Why Midge matters in “Vertigo”
Sunday, August 23, 2009
by Erik J. Martin
Note: This is part four of a seven-part article on Alfred Hitchcock’s “Vertigo”; part five will post tomorrow.
The character of Midge functions as a motherly, practical alternative for Scottie. She once had artistic potential, but gives it up for a career in designing brassieres. This can be viewed as a clash between art and science, the latter calling which she embraces and which is exemplified through her wearing of glasses. In this, and in her motherly adoration, she is unattractive to Scottie.
In a Freudian analysis, Midge personifies the restrictive, imprisoning world of the mother, a world that supports the superego. Scottie's "fatal flaw" is that he cannot enter this level of "superego" (the world of the father, law and order) due to his recurring vertigo and dependency on a mother figure, his desire for which (Madeleine) is demonstrated by his basic ''id'' impulses (Oedipal complex, necrophilia, dressing her up, his voyeurism, etc.) and his desire to break away, to "wander."
Midge's bra and step stool and Scottie's corset symbolize castration devices. The bra represents the repression of Scottie's sexual drive (his id impulses), the corset is seen as a threat to his masculinity, and the small step stool belittles his acrophobia by reducing it to an absurd paranoia. Midge's character is complex both sexually and symbolically in Freudian and feminist interpretations.

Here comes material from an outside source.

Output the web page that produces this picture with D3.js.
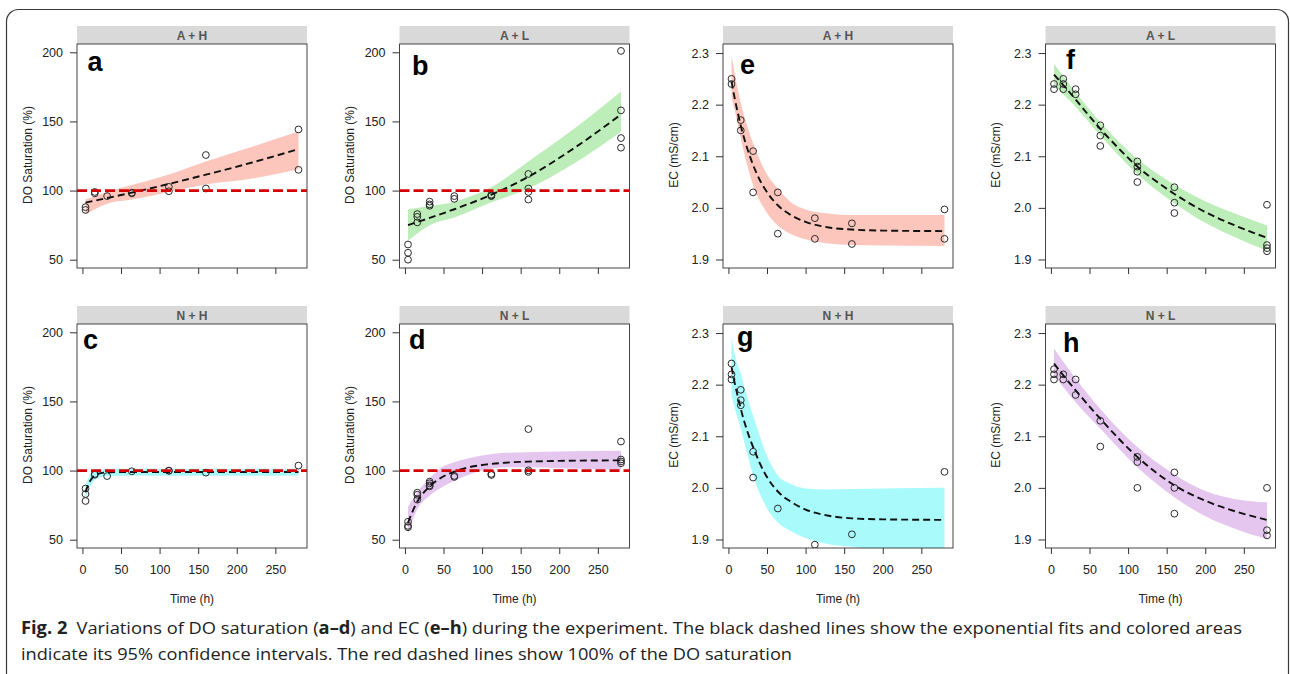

While it is easy to envision her as a life-mother figure (which contrasts nicely to the death-mother persona of Madeleine ), she can also be understood as, what film historian Walter Poznar calls, a "typical young liberated rationalist"--an established woman with a basic insensitivity to Scottie and to the potential for feminine values.
Her self-inverted portrait represents the cruelty and pragmaticism of her imperceptive interests, and has served to disgrace and humiliate Scottie's idealized obsession. Midge's portrait scheme is a throwback to the callous, manipulative intentions of Gavin and his yearning for freedom and power: a longing for the past, when a man could seduce and violate a woman (Carlotta and, for that matter, Judy), force her to have a child, and then abandon her.
Midge immediately suspects promiscuity when she spots Madeleine exiting Scottie's apartment--she can't even conceive of his romanticized, ideal fascination, nor the mysterious and beautiful quintessence magnified in the enigmatic Madeleine.